Jobless Claims Drop to Another Pandemic Low


Worker filings for initial jobless claims have dropped by 35% since late April, adding to signs of a healing labor market as the U.S. economy ramps up.

Weekly unemployment claims, a proxy for layoffs, fell to 385,000 last week from a revised 405,000 the prior week, the Labor Department said Thursday. Last week’s decline in claims marked the fifth straight week that new filings fell, from 590,000 the week ended April 24.

“Claims remain elevated by normal standards, but the downward trend has been relentless in recent months, and a return to the pre-Covid level over the summer seems a decent bet,” said


Ian Shepherdson,

chief economist at Pantheon Macroeconomics.

Thursday’s reading brings the four-week average of initial claims—which smooths out volatility in the weekly figure—to 428,000, the lowest point since the pandemic began, though still well above pre-pandemic levels.

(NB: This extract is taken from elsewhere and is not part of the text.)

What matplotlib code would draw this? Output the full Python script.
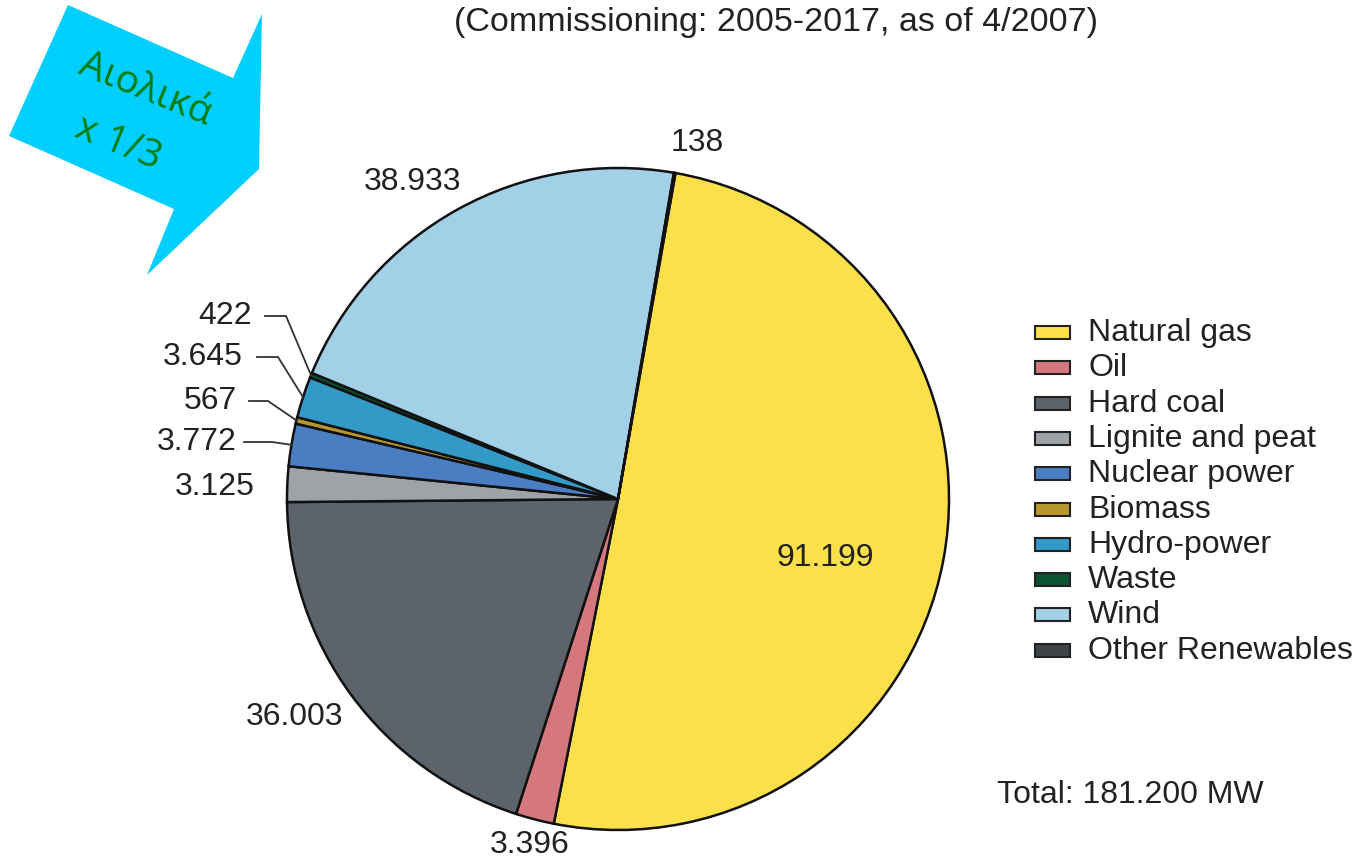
import matplotlib.pyplot as plt
from matplotlib.patches import Polygon, Rectangle
import numpy as np

plt.rcParams['font.family'] = ['Liberation Sans', 'DejaVu Sans']

sources = ["Natural gas", "Oil", "Hard coal", "Lignite and peat", "Nuclear power",
           "Biomass", "Hydro-power", "Waste", "Wind", "Other Renewables"]
capacity_mw = [91199, 3396, 36003, 3125, 3772, 567, 3645, 422, 38933, 138]
value_labels = ["91.199", "3.396", "36.003", "3.125", "3.772",
                "567", "3.645", "422", "38.933", "138"]
colors = ["#fbe04a", "#d4787e", "#5c636b", "#9ea3a8", "#4a7dc2",
          "#b8982e", "#3399c6", "#0a5230", "#a2d0e6", "#3d4347"]

W, H = 1366, 861
CX, CY, R = 618, 499, 331


def d(x, y):
    # pixel position -> pie data coordinates
    return (x - CX) / R, (CY - y) / R


def f(x, y):
    # pixel position -> figure fraction
    return x / W, 1 - y / H


fig = plt.figure(figsize=(W / 100, H / 100), dpi=100)
ax = fig.add_axes([0, 0, 1, 1])

wedges, _ = ax.pie(capacity_mw, colors=colors, startangle=80, counterclock=False,
                   wedgeprops=dict(edgecolor="#111111", linewidth=1.8))
ax.set_xlim((0 - CX) / R, (W - CX) / R)
ax.set_ylim((CY - H) / R, (CY - 0) / R)
ax.set_aspect("auto")
ax.axis("off")

txt = "#222222"
fs = 23

# label positions (pixels) and optional leader-line elbows
label_pos = {
    0: (825, 558), 1: (530, 845), 2: (295, 717), 3: (215, 487),
    4: (197, 442), 5: (210, 401), 6: (203, 357), 7: (225, 316),
    8: (413, 182), 9: (697, 143),
}
leaders = {7: (265, 286), 6: (257, 278), 5: (249, 268), 4: (244, 272)}

for i, w in enumerate(wedges):
    lx, ly = label_pos[i]
    ax.text(*d(lx, ly), value_labels[i], ha="center", va="center",
            fontsize=fs, color=txt)
    if i in leaders:
        x0, xe = leaders[i]
        mid = np.deg2rad((w.theta1 + w.theta2) / 2)
        ex, ey = np.cos(mid), np.sin(mid)
        sx, sy = d(x0, ly)
        kx, ky = d(xe, ly)
        ax.plot([sx, kx, ex], [sy, ky, ey], color="#333333", lw=1.3)

# legend
for i, name in enumerate(sources):
    y = 333 + i * 35.3
    bx, by = d(1035, y + 6)
    ax.add_patch(Rectangle((bx, by), 35 / R, 13 / R, facecolor=colors[i],
                           edgecolor="#222222", lw=1.5))
    ax.text(*d(1088, y), name, ha="left", va="center", fontsize=fs, color=txt)

fig.text(*f(997, 795), "Total: 181.200 MW", ha="left", va="center",
         fontsize=fs, color=txt)
fig.text(*f(776, 22), "(Commissioning: 2005-2017, as of 4/2007)", ha="center",
         va="center", fontsize=24.5, color=txt)

# arrow callout
arrow_pts = [(68, 5), (233, 78), (262, 14), (259, 169), (147, 275), (174, 209), (9, 136)]
fig.patches.append(Polygon([f(x, y) for x, y in arrow_pts], closed=True,
                           facecolor="#00cfff", edgecolor="none",
                           transform=fig.transFigure, figure=fig))
fig.text(*f(145, 90), "Αιολικά", ha="center", va="center", rotation=-22,
         fontsize=28, color="#0a7d0a", family="Open Sans")
fig.text(*f(118, 143), "x 1/3", ha="center", va="center", rotation=-22,
         fontsize=28, color="#0a7d0a", family="Open Sans")

fig.savefig("out.png", dpi=100)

Weekly claims averaged around 220,000 in the year before the pandemic.


Economists separately expect that the May employment report, set to be released Friday, will show that the economy added 671,000 jobs last month, after gaining 266,000 in April, and that the unemployment rate fell to 5.9% in May from 6.1% the prior month.

The steady decline in initial unemployment claims points to a budding economic expansion as rising vaccination rates quell Covid-19 case numbers and governments ease restrictions on businesses.

“We’ve heard a lot about workers being slow to rejoin the workforce and some reluctance to take the jobs that are available, but on the other side of that, the recovery is proceeding [and] layoffs are declining,”


Nancy Vanden Houten,

lead economist at Oxford Economics, said.

While initial claims have steadily decreased in recent weeks, the weekly totals remain nearly twice what they were before the pandemic.


“But it’s still a significant amount of progress from where we were—and in a short time too,” Ms. Vanden Houten said, noting that new claims are down by almost half since early April.

There are numerous signs that demand for workers continues to pick up as the economy further reopens. As of late May, job postings on Indeed, a job-search site, were 26% above where they were ahead of the pandemic in February 2020, after adjusting for seasonal variation. Companies from across the economy report they are struggling to find workers. A manufacturing employment index of the Institute for Supply Management fell sharply in May, signaling that fewer businesses were adding to their head counts.

There are other signs the labor market is unusually tight, even though the unemployment rate remains well above its pre-Covid levels. In March, the rate at which workers quit their jobs—a proxy for confidence in the ability to find a better one—hit previous highs of 2001 and 2019. The employment-cost index in the first quarter rose 0.9% from the previous quarter, the biggest increase since 2007.


The claims data also suggest millions of potential workers are still on the sidelines. In mid-May, some 15.4 million Americans received unemployment benefits through regular state aid and federal emergency programs put in place in response to the pandemic. The figure, which isn’t adjusted for seasonality, was down more than 4 million from the first week of March, though it was still nearly seven times the number of people collecting benefits before the pandemic’s onset.

That number also exceeds the Labor Department’s April estimate that the labor market still had 8.2 million fewer jobs than before the pandemic,

Rubeela Farooqi,


chief U.S. economist at High Frequency Economics, said. “Basically, the message is the same: The labor market has a long way to go,” she said.

Some businesses and lawmakers have recently said they think federal pandemic benefits programs, which provide benefit recipients with a $300 federal supplement, may be constraining the supply of labor by discouraging workers from seeking jobs.

Half of U.S. states have announced plans to end participation in federal supplemental unemployment benefits in June or July, months before the program expires in early September. Around 4.1 million people stand to lose some form of benefits as these plans are enacted, with more than half losing all their benefits, Ms. Vanden Houten of Oxford Economics said.

Extra benefits are among the potential reasons many workers aren’t seeking paychecks. Other reasons include a mismatch of skills between unemployed workers and available positions, fear of contracting Covid-19 and limited availability of affordable child care as schools remain closed or only partially reopened.


A Census Bureau survey conducted between May 12 and May 24 found that 7.3 million people hadn’t worked in the past seven days because they were caring for children not in school or daycare, while 3.8 million were sidelined due to worries about getting or spreading the virus on the job.

Reviving the service sector, which drives around 70% of U.S. gross-domestic product, will inevitably be a bumpy process after Covid-19 thrust many of those industries into a semi-dormant state for the past year, said Ms. Farooqi.

“We’re reopening the service sector, which is the major part of the economy. You’d expect to see some frictions,” she said. “Supply chains will catch up—it’s just a matter of time. What’s more important is, what do we see on the other side of this?”